Objectives: Cyclooxygenase-2 is associated with cardiac hypertrophy during chronic heart failure and is regulated through the PI3K/Akt pathway. Cyclooxygenase-2-induced cell growth through Akt phosphorylation was demonstrated in vitro. In chronic heart failure, left ventricular assist devices lead to hypertrophy regression and molecular changes. Therefore, the expression of cyclooxygenase-2, phosphorylated Akt (p-Akt), and p-Erk 1/2, as well as cardiac hypertrophy before and after left ventricular assist device insertion, was investigated.
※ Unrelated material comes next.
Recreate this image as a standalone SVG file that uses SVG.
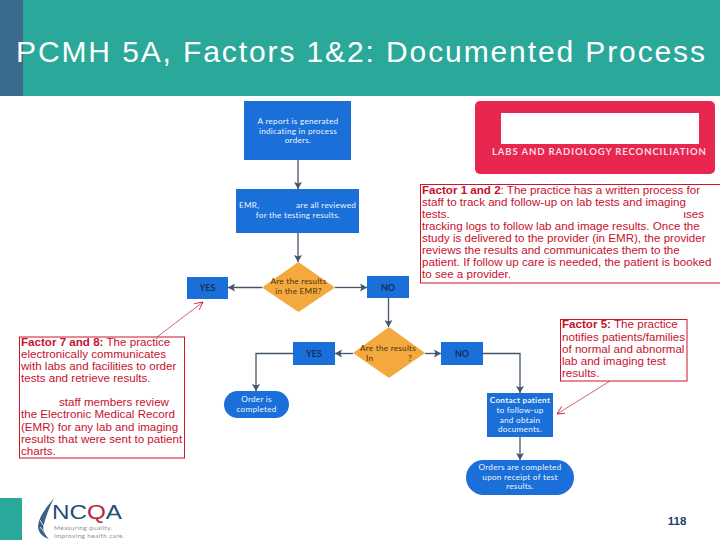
<svg xmlns="http://www.w3.org/2000/svg" width="720" height="540" viewBox="0 0 720 540">
<defs>
<marker id="ah" markerUnits="userSpaceOnUse" markerWidth="8" markerHeight="8" refX="7" refY="4" orient="auto"><path d="M0 0L7 4L0 8L1.500 4Z" fill="#44546a"/></marker>
<marker id="rh" markerUnits="userSpaceOnUse" markerWidth="10" markerHeight="10" refX="8" refY="4" orient="auto"><path d="M0 0L8 4L0 8" fill="none" stroke="#c8102e" stroke-width="0.8"/></marker>
</defs>
<style>
text{font-family:"Lato","Open Sans","Liberation Sans",sans-serif}
.blue{fill:#1a6fd8}
.dia{fill:#f4a93e}
.w{fill:#eef5fd;font-size:8.200px;text-anchor:middle;letter-spacing:.25px}
.wl{fill:#eef5fd;font-size:8.200px;letter-spacing:.25px}
.n{fill:#14305e;font-size:9px;text-anchor:middle;font-weight:700}
.d{fill:#4a3410;font-size:8.200px;text-anchor:middle;letter-spacing:.25px}
.dl{fill:#4a3410;font-size:8.200px;letter-spacing:.25px}
.r{fill:#c8102e;font-family:"Liberation Sans",Arial,sans-serif;font-size:11.600px}
.rb{fill:none;stroke:#d0142c;stroke-width:1}
.c{fill:none;stroke:#44546a;stroke-width:1.300}
.a{fill:none;stroke:#c8384a;stroke-width:.8}
</style>
<rect width="720" height="540" fill="#fff"/>
<g id="header">
<rect width="720" height="96" fill="#2aa99a"/>
<rect width="23" height="96" fill="#3b6b8c"/>
<text x="16" y="62" font-size="30" fill="#fff" style="font-family:'Liberation Sans',Arial,sans-serif" textLength="689" lengthAdjust="spacing">PCMH 5A, Factors 1&amp;2: Documented Process</text>
</g>
<g id="banner">
<rect x="475" y="101" width="240" height="73" rx="5" fill="#e8264f"/>
<rect x="501" y="113" width="198" height="31" fill="#fff"/>
<text x="492" y="155" font-size="9.600" font-weight="700" fill="#f7dfe4" textLength="214">LABS AND RADIOLOGY RECONCILIATION</text>
</g>
<g id="connectors">
<path class="c" marker-end="url(#ah)" d="M298 160V189"/>
<path class="c" marker-end="url(#ah)" d="M298 233V262"/>
<path class="c" marker-end="url(#ah)" d="M262 287.500H228"/>
<path class="c" marker-end="url(#ah)" d="M335 287.500H367"/>
<path class="c" marker-end="url(#ah)" d="M388.500 298V327"/>
<path class="c" marker-end="url(#ah)" d="M353 353.500H335"/>
<path class="c" marker-end="url(#ah)" d="M425 353.500H441"/>
<path class="c" marker-end="url(#ah)" d="M293 353.500H256V391"/>
<path class="c" marker-end="url(#ah)" d="M483 353.500H520V393"/>
<path class="c" marker-end="url(#ah)" d="M520 437V460"/>
<path class="a" marker-end="url(#rh)" d="M157 337L203 302"/>
<path class="a" marker-end="url(#rh)" d="M610 381L557 414"/>
</g>
<g id="n1"><rect class="blue" x="244" y="101" width="107" height="59"/>
<text class="w" x="298" y="124">A report is generated</text><text class="w" x="298" y="133.500">indicating in process</text><text class="w" x="298" y="143">orders.</text></g>
<g id="n2"><rect class="blue" x="236" y="189" width="123" height="44"/>
<text class="wl" x="239" y="208">EMR,</text><text class="wl" x="296" y="208">are all reviewed</text><text class="w" x="298" y="218">for the testing results.</text></g>
<g id="d1"><path class="dia" d="M298.500 262L335 287.500L298.500 312L262 287.500Z"/>
<text class="d" x="298.500" y="284">Are the results</text><text class="d" x="298.500" y="294">in the EMR?</text></g>
<g id="yes1"><rect class="blue" x="187" y="277" width="41" height="22"/><text class="n" x="207.500" y="291">YES</text></g>
<g id="no1"><rect class="blue" x="367" y="276" width="42" height="22"/><text class="n" x="388" y="291">NO</text></g>
<g id="d2"><path class="dia" d="M389 327L425 353L389 378L353 353Z"/>
<text class="d" x="388" y="351">Are the results</text><text class="dl" x="366" y="361">In</text><text class="dl" x="408" y="361">?</text></g>
<g id="yes2"><rect class="blue" x="293" y="342" width="42" height="23"/><text class="n" x="314" y="357">YES</text></g>
<g id="no2"><rect class="blue" x="441" y="342" width="42" height="23"/><text class="n" x="462" y="357">NO</text></g>
<g id="done"><rect class="blue" x="224" y="391" width="65" height="27" rx="13.500"/>
<text class="w" x="256.500" y="402">Order is</text><text class="w" x="256.500" y="412">completed</text></g>
<g id="contact"><rect class="blue" x="487" y="393" width="66" height="44"/>
<text class="w" x="520" y="403" font-weight="700">Contact patient</text><text class="w" x="520" y="413">to follow-up</text><text class="w" x="520" y="423">and obtain</text><text class="w" x="520" y="432">documents.</text></g>
<g id="orders"><rect class="blue" x="466" y="460" width="108" height="35" rx="17.500"/>
<text class="w" x="520" y="470">Orders are completed</text><text class="w" x="520" y="480">upon receipt of test</text><text class="w" x="520" y="489">results.</text></g>
<g id="factor12"><rect class="rb" x="420.500" y="184.500" width="300" height="98.500"/>
<text class="r" x="422" y="194"><tspan font-weight="700">Factor 1 and 2</tspan>: The practice has a written process for</text>
<text class="r" x="422" y="206">staff  to track and follow-up on lab tests and imaging</text>
<text class="r" x="422" y="218">tests.</text><text class="r" x="704" y="218" text-anchor="end">uses</text>
<text class="r" x="422" y="230">tracking logs to follow lab and image results. Once the</text>
<text class="r" x="422" y="242">study is delivered to the provider (in EMR), the provider</text>
<text class="r" x="422" y="254">reviews the results and communicates them to the</text>
<text class="r" x="422" y="266">patient. If follow up care is needed, the patient is booked</text>
<text class="r" x="422" y="278">to see a provider.</text></g>
<rect x="676" y="208" width="8" height="12" fill="#fff"/>
<g id="factor78"><rect class="rb" x="19.500" y="337" width="165" height="121"/>
<text class="r" x="21" y="346"><tspan font-weight="700">Factor 7 and 8:</tspan> The practice</text>
<text class="r" x="21" y="358">electronically communicates</text>
<text class="r" x="21" y="370">with labs and facilities to order</text>
<text class="r" x="21" y="382">tests and retrieve results.</text>
<text class="r" x="59" y="406">staff members review</text>
<text class="r" x="21" y="418">the Electronic Medical Record</text>
<text class="r" x="21" y="431">(EMR) for any lab and imaging</text>
<text class="r" x="21" y="443">results that were sent to patient</text>
<text class="r" x="21" y="455">charts.</text></g>
<g id="factor5"><rect class="rb" x="560.500" y="319.500" width="126.500" height="61.500"/>
<text class="r" x="562" y="328"><tspan font-weight="700">Factor 5:</tspan> The practice</text>
<text class="r" x="562" y="341">notifies patients/families</text>
<text class="r" x="562" y="353">of normal and abnormal</text>
<text class="r" x="562" y="365">lab and imaging test</text>
<text class="r" x="562" y="377">results.</text></g>
<g id="footer">
<rect x="0" y="498" width="22" height="42" fill="#2aa99a"/>
<path d="M54 498C46 508 39 516 38 526C38 532 42 537 49 539C44 534 42 529 44 524C46 516 50 506 54 498Z" fill="#3a6186"/>
<path d="M40 520C43 526 47 530 52 531M40 527C43 531 46 534 51 535" fill="none" stroke="#fff" stroke-width=".8"/>
<text x="52" y="519" font-size="20" fill="#1f4e79" textLength="70" lengthAdjust="spacingAndGlyphs" style="font-family:'Liberation Sans',sans-serif">NC<tspan fill="#b5293c">Q</tspan>A</text>
<text x="54" y="530" font-size="6.500" fill="#8a8f96" textLength="58">Measuring quality.</text>
<text x="54" y="538" font-size="6.500" fill="#8a8f96" textLength="70">improving health care.</text>
<text x="677" y="525" font-size="11.500" font-weight="700" fill="#1f3a6e" text-anchor="middle" style="font-family:'Liberation Sans',Arial,sans-serif">118</text>
</g>
</svg>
Methods: In myocardial tissue before and after left ventricular assist device insertion, the expression of cyclooxygenase-2, p-Akt (Thr308), p-Akt (Ser473), and p-Erk 1/2 was demonstrated by immunohistochemistry and quantified by morphometry. Colocalization of cyclooxygenase-2 and p-Akt (Thr308) was investigated by immuno-doublestaining.
Results: A significant decrease of cyclooxygenase-2, p-Akt (Thr308), p-Akt (Ser473), and p-Erk 1/2 protein expression and hypertrophy regression was observed after left ventricular assist device insertion. A significant correlation between cyclooxygenase-2 and p-Akt (Thr308) expression, as well as between cyclooxygenase-2 expression and cardiomyocyte diameter, was observed before, but not after, left ventricular assist device insertion. Only cyclooxygenase-2-positive cardiomyocytes showed significant hypertrophy regression on unloading. Sarcoplasmic colocalization of cyclooxygenase-2 and p-Akt (Thr308) is present before left ventricular assist device insertion and is decreased after unloading, whereas the normal myocardium is completely devoid of it.
Conclusions: Left ventricular assist device treatment is associated with a significant decrease of cyclooxygenase-2, p-Akt (Thr308), p-Akt (Ser473), and p-Erk 1/2, and cardiac hypertrophy regression of cyclooxygenase-2-positive cardiomyocytes. The significant correlation and colocalization in cardiomyocytes of cyclooxygenase-2 and p-Akt (Thr308) before left ventricular assist device insertion suggests a cross-talk between the 2 molecules in the progression of cardiac hypertrophy, which is reversibly regulated by the left ventricular assist device.